We are maintaining our Neutral rating on the Transportation
sector while maintaining Bintulu Port as our top pick for a defensive stance
during the current uncertain global economic outlook. We believe that Bintulu
Port would be able to maintain at least a 37.5 sen dividend (6% dividend yield) throughout the construction
of Samalaju Port. With the potential
earnings diversification from Samalaju Port, Bintulu Port will be the port of call for industrial products supported
by steady LNG vessels volume. Meanwhile,
for airlines, the headwinds from high oil prices and low loads will remain
strong in 2Q12. On top of that, with the lingering controversy on the shares
swap deal between MAS (UP, TP: RM1.06) and AirAsia (OP, TP: RM4.06), this will
bring greater uncertainties in the near term for the deal and especially for
MAS’ business direction. For the shipping sector, we are still Neutral on the
sector but we have upgraded our call on MISC from an Underperform to a Market
Perform with a Target Price of RM5.47 on account of lower downside risks to the
stock in the near-term.
Mixed bag of FY11
results. Thus far, most of the
transportation and logistics companies under our coverage have had their FY11
earnings coming in within our expectations except for MISC and MAS. We are
maintaining our UNDERPERFORM rating on MISC and MAS as we believe both
companies’ earnings will continue to be subdued throughout the year. Both companies
have reported higher than expected losses due mainly to their high operating cost
and lower revenue.
Low season for
airlines in 2Q12. We are not bullish on the airline sector at this juncture
as 2Q is generally the low season for airlines especially AirAsia. For MAS, we
do not expect it to turn profitable in FY12 as we believe that there are still
rooms for further “kitchen sinking” exercise on its aircrafts early redelivery.

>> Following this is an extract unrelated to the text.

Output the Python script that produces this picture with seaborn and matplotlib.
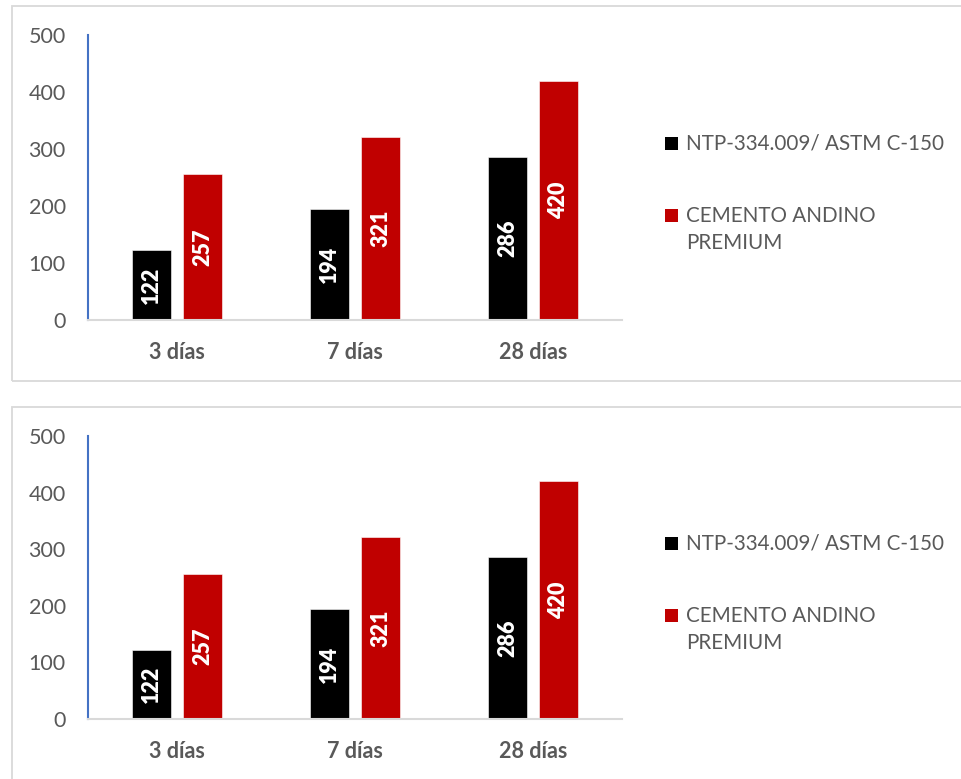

This will eventually increase its operating cost. We expect more news flow on
MAS-AirAsia shares swap and the delivery of MAS’s new A380s but this will not
likely help the sentiment on the share price due to the expectation of FY12 losses.
In a nutshell, 2Q12 will be a crucial
period for MAS to secure financing for the deliveries of its aircrafts
i.e. A380s given that its cash balance is at a critical level of RM550m.
Bigger picture for
Bintulu Port. For a longer term investment stance, we are positive on Bintulu
Port due to its potential earnings upside from Samalaju Port once it is completed
in about 3 years’ time. Even on a shorter term outlook, its consistent dividend
payout will be attractive to investors looking to weather the economic
uncertainties. As for its dividends, we believe that the potential CAPEX for
Samalaju Port will not affect Bintulu
Port’s dividend payout as 30% to 40% of the CAPEX (RM500m) will be financed by
the government through a government grant. Based on our analysis, Bintulu Port
will be able to pay at least a 37.5sen dividend throughout the construction
period of about 3 years.
Shipping to
underperform still. With the uncertainties in the US and global economy, we
expect the shipping sector to be gloomy in the near term. Rates for dry and
liquid bulk are expected to be lacklustre and temporary hiccups are expected as
the overcapacity issue for vessels
remains a concern. As such, we have downgraded our TP on MISC to RM5.47
(from RM6.05) as we have fine-tuned our valuation for its business
segments and remove the earnings of the liner business. However, given that the price of the stock has retraced to levels
even lower than our revised TP (offering
a current 6.1%
upside to the
TP), we are upgrading our call on MISC to a Market
Perform (from an Underperform).
We are maintaining
our NEUTRAL recommendation for the sector for 2Q12. Our Top Sell for the sector is MAS (UP, TP:
RM1.06) and our defensive pick is Bintulu Port (MP, TP: RM7.00). Some of the
key areas of concern for the sector for 2Q12 are (1) high oil prices, (2) a
seasonally low season and (3) uncertain
and unsustainable global economic recovery in the near term.